Tooele County commissioners announced at a regularly scheduled meeting Tuesday night that the auto racetrack has been sold to the Chinese-based Mitime Investment and Development Group for $20 million.

The county inherited the track last spring, when the Larry H. Miller Group of Companies did not renew its lease on the 511-acre site in the Tooele Valley.

The new owners of the world-renowned road course and its support facilities is a subsidiary of Geely Group of Companies, the largest independent automotive company in China.

Tooele County Commissioner Shawn Milne led the effort to find a new owner for Miller Motorsports Park.

In a statement he read to a standing-room-only crowd, Milne said, "The commission recognized early on that we cannot afford to have the facility close."

Racing operations at Miller Motorsports Park will continue, according to track designer and former general manager Alan Wilson, who helped broker the sale with Mitime.

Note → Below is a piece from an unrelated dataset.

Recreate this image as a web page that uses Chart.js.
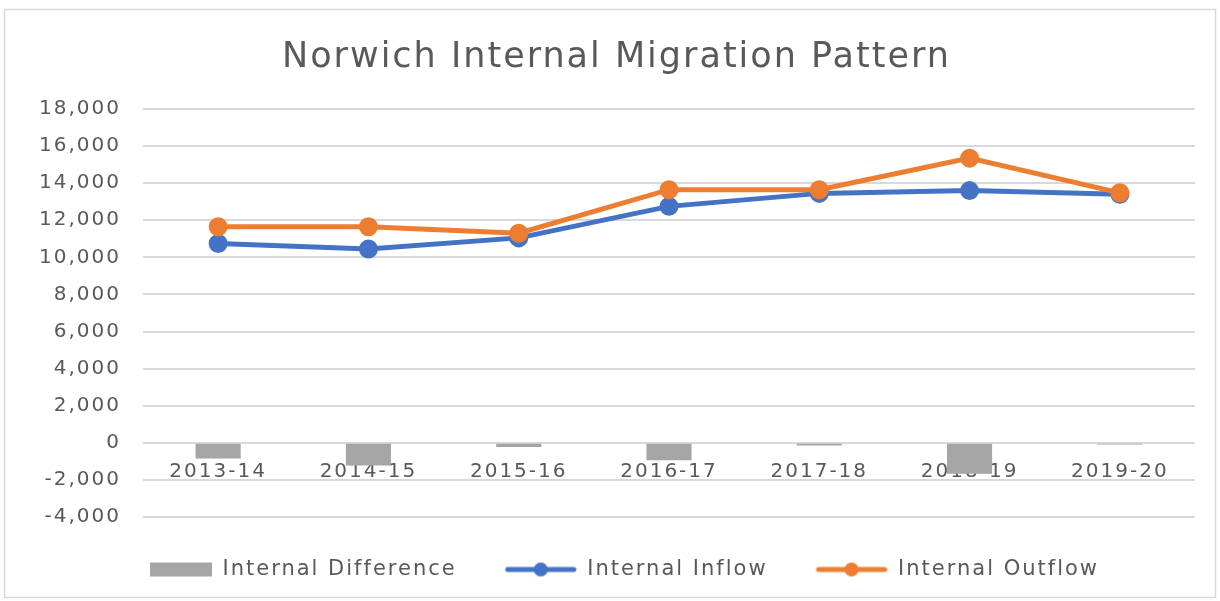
<!DOCTYPE html>
<html lang="en">
<head>
  <meta charset="UTF-8">
  <title>Norwich Internal Migration Pattern</title>
  <script src="https://cdn.jsdelivr.net/npm/chart.js"></script>
  <style>
    body { margin: 0; background: #fff; }
    #wrap { position: relative; width: 1220px; height: 601px; }
  </style>
</head>
<body>
  <div id="wrap"><canvas id="migrationChart" width="1220" height="601"></canvas></div>
  <script>
    const years = ['2013-14', '2014-15', '2015-16', '2016-17', '2017-18', '2018-19', '2019-20'];
    const internalInflow = [10750, 10450, 11050, 12750, 13450, 13600, 13400];
    const internalOutflow = [11650, 11650, 11300, 13650, 13650, 15350, 13480];
    const internalDifference = [-850, -1220, -220, -940, -140, -1670, -90];
    const yTicks = { min: -4000, max: 18000, step: 2000 };

    const textGrey = '#595959';
    const fontFamily = '"DejaVu Sans", sans-serif';

    // legend swatches: plain box for the bars, line with a dot for the lines
    // (a little blank on the left widens the gap between legend items)
    function swatch(color, withLine) {
      const c = document.createElement('canvas');
      c.width = 78;
      c.height = 16;
      const ctx = c.getContext('2d');
      ctx.fillStyle = color;
      if (withLine) {
        ctx.strokeStyle = color;
        ctx.lineWidth = 5;
        ctx.lineCap = 'round';
        ctx.beginPath();
        ctx.moveTo(9, 8);
        ctx.lineTo(75, 8);
        ctx.stroke();
        ctx.beginPath();
        ctx.arc(42, 8, 7, 0, Math.PI * 2);
        ctx.fill();
      } else {
        ctx.fillRect(16, 1, 62, 14);
      }
      return c;
    }

    // the original text is a bit wider than any installed font
    const spacing = {
      id: 'spacing',
      beforeUpdate(chart) { chart.ctx.letterSpacing = '2px'; },
      beforeDraw(chart) {
        const ctx = chart.ctx;
        ctx.letterSpacing = '2px';
        ctx.save();
        ctx.strokeStyle = '#d9d9d9';
        ctx.lineWidth = 1.5;
        ctx.strokeRect(4.5, 9.5, 1211, 588);
        ctx.restore();
      }
    };

    new Chart(document.getElementById('migrationChart'), {
      data: {
        labels: years,
        datasets: [
          {
            type: 'bar',
            label: 'Internal Difference',
            data: internalDifference,
            backgroundColor: '#a5a5a5',
            barPercentage: 0.3,
            categoryPercentage: 1,
            order: 3
          },
          {
            type: 'line',
            label: 'Internal Inflow',
            data: internalInflow,
            borderColor: '#4472c4',
            backgroundColor: '#4472c4',
            borderWidth: 5,
            pointRadius: 7,
            pointHoverRadius: 7,
            tension: 0,
            order: 2
          },
          {
            type: 'line',
            label: 'Internal Outflow',
            data: internalOutflow,
            borderColor: '#ed7d31',
            backgroundColor: '#ed7d31',
            borderWidth: 5,
            pointRadius: 7,
            pointHoverRadius: 7,
            tension: 0,
            order: 1
          }
        ]
      },
      options: {
        responsive: false,
        animation: false,
        layout: { padding: { left: 38, right: 25, top: 10, bottom: 11 } },
        plugins: {
          title: {
            display: true,
            text: 'Norwich Internal Migration Pattern',
            color: textGrey,
            font: { family: fontFamily, size: 35, weight: 'normal' },
            padding: { top: 27, bottom: 30 }
          },
          legend: {
            position: 'bottom',
            labels: {
              usePointStyle: true,
              pointStyleWidth: 78,
              color: textGrey,
              font: { family: fontFamily, size: 21 },
              padding: 42,
              generateLabels(chart) {
                const colors = ['#a5a5a5', '#4472c4', '#ed7d31'];
                return chart.data.datasets.map((ds, i) => ({
                  text: ds.label,
                  fontColor: textGrey,
                  pointStyle: swatch(colors[i], i > 0),
                  datasetIndex: i,
                  hidden: false,
                  lineWidth: 0
                }));
              }
            }
          },
          tooltip: { enabled: false }
        },
        scales: {
          x: {
            position: { y: 0 },
            grid: { display: false },
            border: { display: false },
            ticks: {
              color: textGrey,
              font: { family: fontFamily, size: 20 },
              padding: 9
            }
          },
          y: {
            min: yTicks.min,
            max: yTicks.max,
            afterFit(scale) { scale.width = 105; },
            grid: { color: '#d9d9d9', lineWidth: 2, drawTicks: false },
            border: { display: false },
            ticks: {
              stepSize: yTicks.step,
              color: textGrey,
              font: { family: fontFamily, size: 20 },
              padding: 22,
              callback: v => v.toLocaleString('en-US')
            }
          }
        }
      },
      plugins: [spacing]
    });
  </script>
</body>
</html>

Wilson said Miller Motorsports Park will serve as a campus for drivers, mechanics and track personnel who work for Geely — or aspire to work in China's emerging automotive racing industry.

"This is the ideal place for us to train people," said Wilson.

Along with operating the track, plans for the new Miller Motorsports Park include a hotel-like residence for those being mentored in Utah, as well as an oval test track and a drag strip.

The track currently has 90 employees, many of whom attended the county commission meeting. In addition, hundreds work in satellite business related to an up-and-running MMP.

According to Wilson, the new owners have no plans to cut jobs.

"We intend to keep Miller Motorsports Park as you know it, operating at or above the level it is today," Wilson said.

When the commissioners opened the meeting for questions from the public, they were asked whether Mitime submitted the highest "bid" from what Milne previously described as "multiple suitors."

Although the question was not directly answered, commissioner Wade Bitner noted the county accepted "proposals, not bids."

One study cited by the county commission estimated the impact of the new deal on the local economy at $1 billion over the next 25 years.

"From the beginning," Milne said, "we have viewed a new owner with passion for racing and a long-term vision of continued investment as the best possible outcome. … That has remained our driving force during consideration of these proposals."

Miller Motorsports Park opened in 2006 as the dream of Larry H. Miller. Miller died in 2009, and in May, the LHM Group of Companies announced it was getting out of the racetrack business.

"On behalf of my family," Gail Miller said at the time, "I would like to thank all of those who have supported the track over the years, both locally and worldwide, for their enthusiasm and use of the facility."

From the start, Miller Motorsports struggled financially, even though it received critical acclaim as one of the best road courses in the world.

"We want to make the business work better," Wilson said. "… But this is the friendliest race track in North America. Anyone will tell you that, and we want to build on that."